Clinical Trials (definition of)
Clinical trials are the procedures by which new drugs (like Gemcitabine, Navelbine, and Alimta®), therapies, and techniques for the treatment of diseases, like mesothelioma, are tested. Before a new drug is subjected to clinical trials, there must be some preliminary indications that a particular drug or technique will be effective and safe. Most clinical trials are funded by the pharmaceutical industry using U.S. government funds, but many of these are funded and operated by cancer centers, clinics, research hospitals, or foundations dedicated to a specific disease like peritoneal mesothelioma. Under the profit-driven corporate model of "health care," this is necessary as less "profitable" diseases receive very little study or attention.

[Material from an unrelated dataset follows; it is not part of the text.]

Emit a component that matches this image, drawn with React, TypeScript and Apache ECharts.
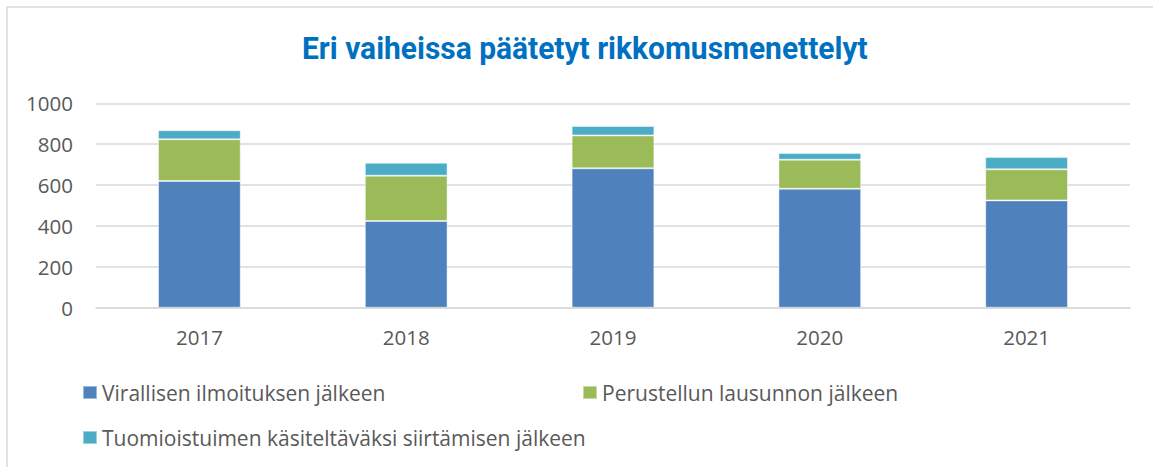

Clinical trials are regulated by the Food and Drug Administration, which determines the requirements for procedures and participation. When it comes to serious, potentially terminal conditions, competition for spots in a clinical trial is fierce. Even then, there is no guarantee that a patient will not wind up being part of a "control" group that receives a placebo rather than the actual treatment.
Once the trials have been completed, the results are published in a medical journal and/or used as data for the FDA application that will determine whether or not the drug reaches the market.
There are risks to participating in a clinical trial. The condition may not respond to the treatment, or it may become worse; there may also be unforeseen side effects. For patients with a terminal prognosis however, this is usually not an issue.